In Stirling city centre, as with many other towns and cities in Scotland, video cameras are used to help promote safety and discourage casual theft or assault. This system has proved successful in reducing street crime, but you should be aware of this. Stirling generally has a very safe and friendly environment and its streets are safe at night. However, it is always advisable to be careful, particularly with your possessions. At night, especially in areas you do not know, try to be with a friend. Our campus, according to Central Scotland Police, is one of the safest in Britain. However, it is always sensible to take precautions. You should be particularly careful of small valuables – for example, lap-top, mobile phone, handbag etc. If you are a victim of a crime you should always report this to the police.
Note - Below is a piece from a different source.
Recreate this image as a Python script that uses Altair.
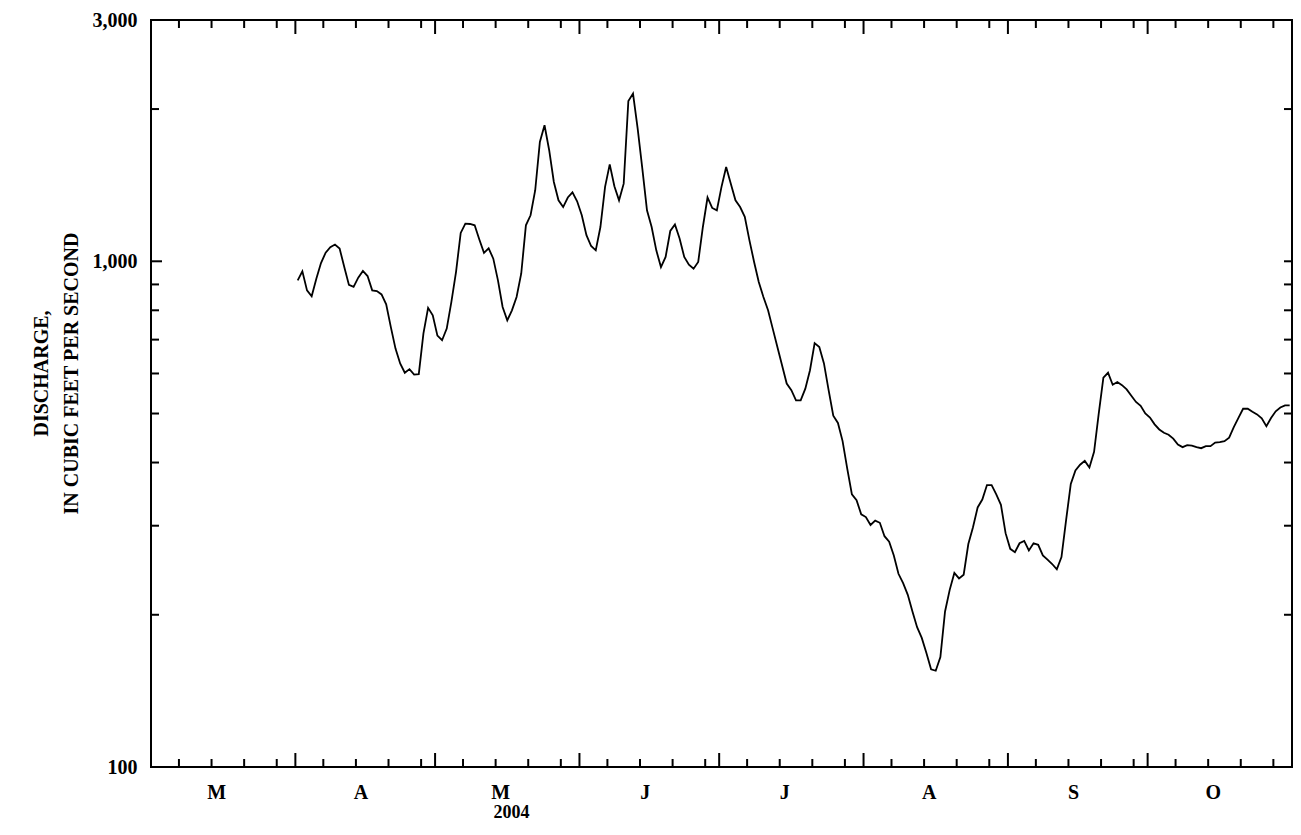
import json
import altair as alt
import pandas as pd

# ---------------- data ----------------
start_date = "2004-04-01"   # first daily value
discharge = [
    # April
    917, 955, 876, 853, 924, 992, 1040, 1066, 1079, 1060,
    974, 898, 890, 928, 957, 935, 876, 873, 860, 822,
    741, 672, 628, 602, 612, 597, 598, 720, 809, 782,
    # May
    713, 698, 736, 831, 953, 1138, 1187, 1185, 1178, 1104,
    1039, 1061, 1012, 917, 812, 764, 800, 850, 946, 1178,
    1233, 1382, 1722, 1858, 1658, 1435, 1320, 1280, 1337, 1369, 1314,
    # June
    1233, 1126, 1072, 1051, 1169, 1403, 1555, 1407, 1320, 1424,
    2075, 2146, 1830, 1525, 1261, 1169, 1051, 974, 1020, 1148,
    1182, 1109, 1020, 985, 967, 997, 1169, 1337, 1275, 1261,
    # July
    1403, 1536, 1424, 1320, 1280, 1224, 1100, 997, 910, 850,
    800, 736, 677, 623, 573, 556, 531, 531, 560, 609,
    689, 677, 628, 556, 495, 479, 441, 389, 346, 337, 316,
    # August
    312, 301, 307, 304, 286, 279, 262, 241, 231, 219,
    203, 189, 180, 168, 156, 155, 165, 203, 224, 242,
    236, 240, 276, 298, 326, 338, 361, 361, 346, 330, 290,
    # September
    270, 266, 277, 280, 268, 277, 275, 262, 257, 252,
    246, 260, 308, 363, 386, 396, 403, 391, 420, 500,
    589, 602, 570, 577, 569, 558, 542, 527, 518, 500,
    # October
    491, 476, 465, 458, 454, 446, 434, 429, 433, 432,
    429, 427, 431, 431, 438, 439, 441, 448, 470, 490,
    511, 511, 504, 498, 489, 472, 490, 505, 514, 519, 519,
]

axis_start = "2004-03-01"
axis_end = "2004-11-01"
month_letters = ["M", "A", "M", "J", "J", "A", "S", "O"]
label_day_of_month = 15
minor_tick_days = [7, 14, 21, 28]
y_label_values = [100, 1000, 3000]
y_major_ticks = [1000]
y_minor_ticks = [200, 300, 400, 500, 600, 700, 800, 900, 2000]
x_title = "2004"
y_title = ["DISCHARGE,", "IN CUBIC FEET PER SECOND"]

# ---------------- layout ----------------
W, H = 1141, 747
FONT = "Liberation Serif"
FS = 20

t0 = pd.Timestamp(axis_start)
t1 = pd.Timestamp(axis_end)
total_days = (t1 - t0).days
dates = pd.date_range(start_date, periods=len(discharge), freq="D")
df = pd.DataFrame({"day": [(d - t0).days + 0.5 for d in dates], "q": discharge})

month_starts = pd.date_range(t0, t1, freq="MS")
major_x = [(d - t0).days for d in month_starts[1:-1]]
minor_x = [(d - t0).days + dd - 1 for d in month_starts[:-1] for dd in minor_tick_days]
label_x = [(d - t0).days + label_day_of_month - 1 for d in month_starts[:-1]]

label_expr = "{}[indexof({}, datum.value)]".format(json.dumps(month_letters), json.dumps(label_x))

xscale = alt.Scale(domain=[0, total_days], nice=False, zero=False)
yscale = alt.Scale(type="log", domain=[100, 3000], nice=False)

x_axis = alt.Axis(
    values=label_x, labelExpr=label_expr, ticks=False, domain=False, grid=False,
    labelFont=FONT, labelFontSize=FS, labelFontWeight="bold", labelColor="black",
    labelPadding=15, labelFlush=False, labelOverlap=False,
    title=x_title, titleFont=FONT, titleFontSize=18, titleFontWeight="bold",
    titleColor="black", titleX=360, titleY=50, titleAlign="center",
    titleBaseline="alphabetic",
)
y_axis = alt.Axis(
    values=y_label_values, format=",", ticks=False, domain=False, grid=False,
    labelFont=FONT, labelFontSize=FS, labelFontWeight="bold", labelColor="black",
    labelPadding=14, labelFlush=False, labelOverlap=False,
    title=y_title, titleFont=FONT, titleFontSize=FS, titleFontWeight="bold",
    titleColor="black", titleAngle=270, titleX=-104, titleY=353,
    titleAlign="center", titleBaseline="alphabetic", titleLineHeight=30,
)

line = alt.Chart(df).mark_line(color="black", strokeWidth=1.8).encode(
    x=alt.X("day:Q", scale=xscale, axis=x_axis, title=x_title),
    y=alt.Y("q:Q", scale=yscale, axis=y_axis, title=y_title),
)


def xticks(vals, y0, y1):
    return alt.Chart(pd.DataFrame({"day": vals})).mark_rule(color="black", strokeWidth=2).encode(
        x=alt.X("day:Q", scale=xscale, axis=x_axis, title=x_title),
        y=alt.value(y0),
        y2=alt.value(y1),
    )


def yticks(vals, x0, x1):
    return alt.Chart(pd.DataFrame({"q": vals})).mark_rule(color="black", strokeWidth=2).encode(
        y=alt.Y("q:Q", scale=yscale, axis=y_axis, title=y_title),
        x=alt.value(x0),
        x2=alt.value(x1),
    )


layers = [
    line,
    xticks(major_x, H, H - 14),
    xticks(minor_x, H, H - 8),
    xticks(major_x, 0, 14),
    xticks(minor_x, 0, 8),
    yticks(y_major_ticks, 0, 11),
    yticks(y_minor_ticks, 0, 8),
    yticks(y_major_ticks + y_minor_ticks, W, W - 8),
]

chart = alt.layer(*layers).properties(
    width=W,
    height=H,
    autosize=alt.AutoSizeParams(type="none"),
    padding={"left": 143, "top": 12, "right": 1, "bottom": 55},
).configure_view(stroke="black", strokeWidth=2)

chart.save("out.html", embed_options={"renderer": "svg", "actions": False})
Police and Citizens' Rights

The police, a civilian and unarmed force, are here to assist and serve the public. Their role is to protect life and property, prevent crime and, when crime is committed, to investigate it in an effort to detect offenders and bring them to justice. Police officers do not routinely carry firearms (pistols and rifles) in the UK, although some specialist police and airport police officers may carry such weapons. The police do, however, carry other equipment to help them apprehend suspects and also defend themselves.

Generally, if you find yourself involved with the police, be co-operative. If you are ever arrested, you have the right to remain silent until you have arranged a solicitor/lawyer to help you. If you need legal advice you can consult the Students' Association or the Citizens' Advice Bureau.

The police officer with responsibility for the University campus will make a short presentation to international students during the September induction programme.